### Tokenize and Lemmatize Acts

In [20]:
# Using spacy.load().
import spacy
nlp = spacy.load("la_core_web_lg")

In [21]:
import json

with open("stopwords_latin.json", "r", encoding="utf-8") as f:
    stopwords_json = json.load(f)

latin_stopwords = set()

for category, items in stopwords_json.items():
    if isinstance(items, list):
        # Case 1: Simple list of stopwords
        latin_stopwords.update(word.lower() for word in items)
    elif isinstance(items, dict):
        # Case 2: Nested dictionary (e.g., "Pronouns")
        for lemma, forms in items.items():
            latin_stopwords.add(lemma.lower())                     # include the lemma
            latin_stopwords.update(word.lower() for word in forms) # include all word forms

In [33]:
token = nlp("ablatus")[0]
print(token.lemma_) #returns incorrect lemma (ablatus) before custom lemma lookup

aufero


In [34]:
#create custom lemma lookup for 'inquit' and 'ablatus'
from spacy import Language
from spacy.lookups import Lookups

lookups = Lookups()

custom_lemma_lookups = {
    "inquam": ["inquit"],
    "aufero": ["ablatus"]
}

custom_lookups = {}
for key, values in custom_lemma_lookups.items():
    for value in values:
        if value not in lookups:
            custom_lookups[value] = key

@Language.component(name="custom_lookup_lemmatizer")
def make_lookup_lemmatizer_function(doc):
    for token in doc:
        token.lemma_ = custom_lookups.get(token.text, token.lemma_)
    return doc

try:
    nlp.add_pipe("custom_lookup_lemmatizer", name="custom_lookup_lemmatizer")
except:
    # If the pipeline component is already added, we can't add it again
    pass

In [35]:
token = nlp("ablatus")[0]
print(token.lemma_) #returns "aufero" after custom lemma lookup

aufero


In [36]:
def process_latin_text(text):
    doc = nlp(text)
    # Tokenize, lowercase, lemmatize
    tokens = [token.lemma_.lower() for token in doc if token.is_alpha and token.lemma_.lower() not in latin_stopwords and token.pos_ in ["PROPN", "NOUN", "VERB", "ADJ"]]
    return tokens

In [37]:
# Load the acts
with open("latin_tragedies_acts.json", "r", encoding="utf-8") as f:
    acts = json.load(f)

# Process each act and store tokens with id, play_slug, title, author and act
processed_acts = []
for tragedy_act in acts:
    tokens = process_latin_text(tragedy_act["text"])
    processed_tragedy_act = {
        "id": tragedy_act["id"],
        "play_slug": tragedy_act["play_slug"],
        "title": tragedy_act["title"],
        "author": tragedy_act["author"],
        "act": tragedy_act["act"],
        "tokens": tokens
    }
    processed_acts.append(processed_tragedy_act)

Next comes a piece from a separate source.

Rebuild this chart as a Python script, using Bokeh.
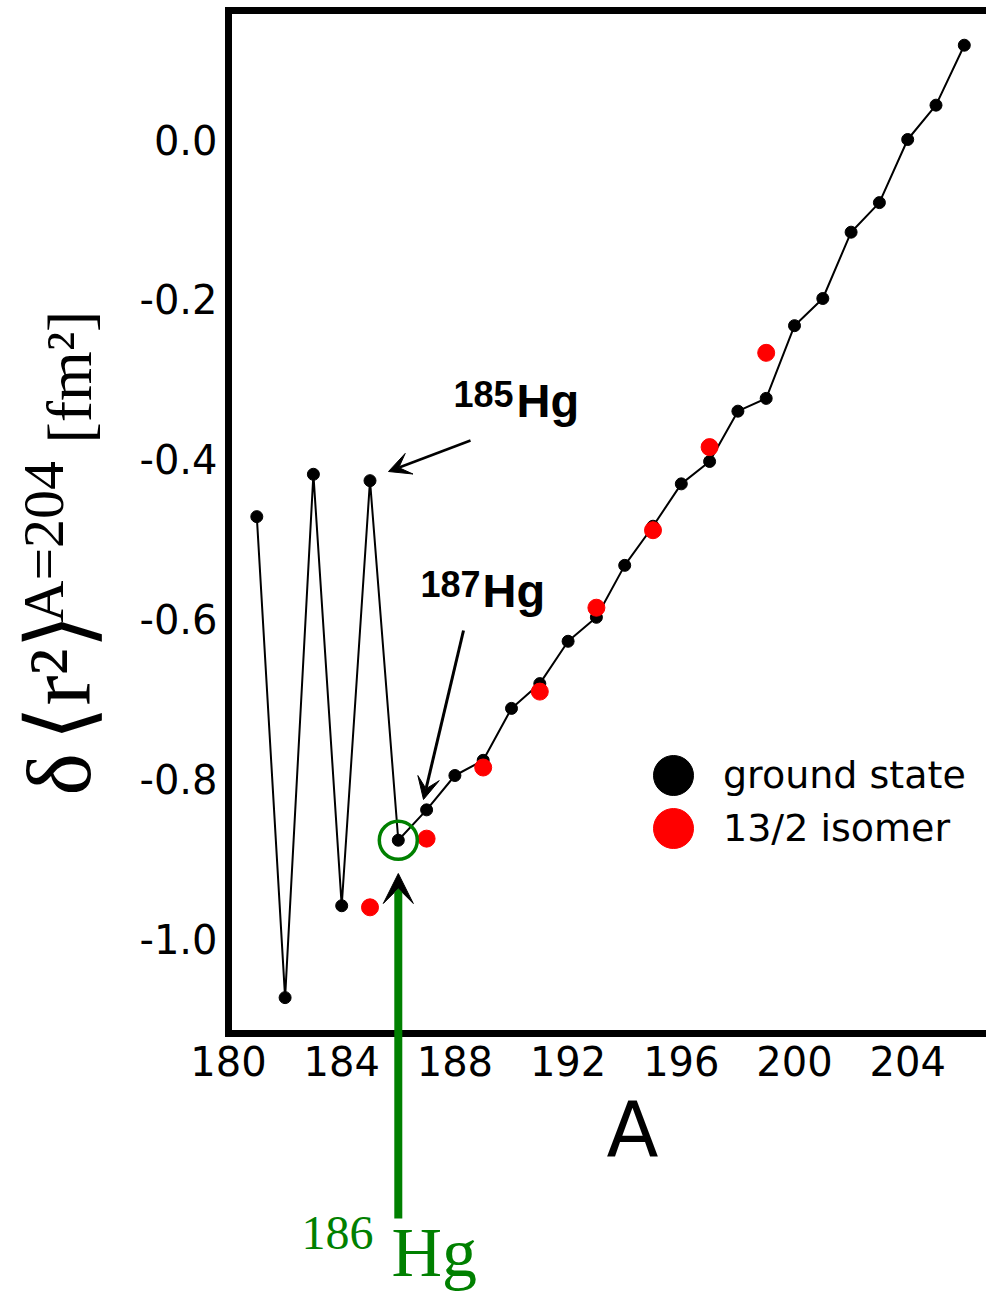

# Now `processed_acts` is a list of dictionaries like:
# {"title": "...", "author": "...", "tokens": [...]}

In [3]:
import json

with open("latin_tragedies_acts.json", "r", encoding="utf-8") as f:
    acts = json.load(f)

total_acts = len(acts)
print(f"Total acts across all plays: {total_acts}")

Total acts across all plays: 56


In [38]:
with open("processed_acts.json", "w", encoding="utf-8") as f:
    json.dump(processed_acts, f, ensure_ascii=False, indent=2)

In [39]:
import pickle

# Save the processed corpus to a .pkl file to use in python
with open("processed_acts.pkl", "wb") as f:
    pickle.dump(processed_acts, f)


In [40]:
# Load the processed acts from the .pkl file
with open("processed_acts.pkl", "rb") as f:
    processed_acts = pickle.load(f)

# access tokens directly
tokens_1 = processed_acts[0]["tokens"]
print(type(tokens_1))  # Should be <class 'list'>

<class 'list'>


In [41]:
len(tokens_1)

389

In [42]:
tragedy_act_title = processed_acts[0]['title']
print(tragedy_act_title)

Agamemnon


In [None]:
tragedy_act_number = processed_acts[0]['act']
print(tragedy_act_number)

NameError: name 'processed_acts' is not defined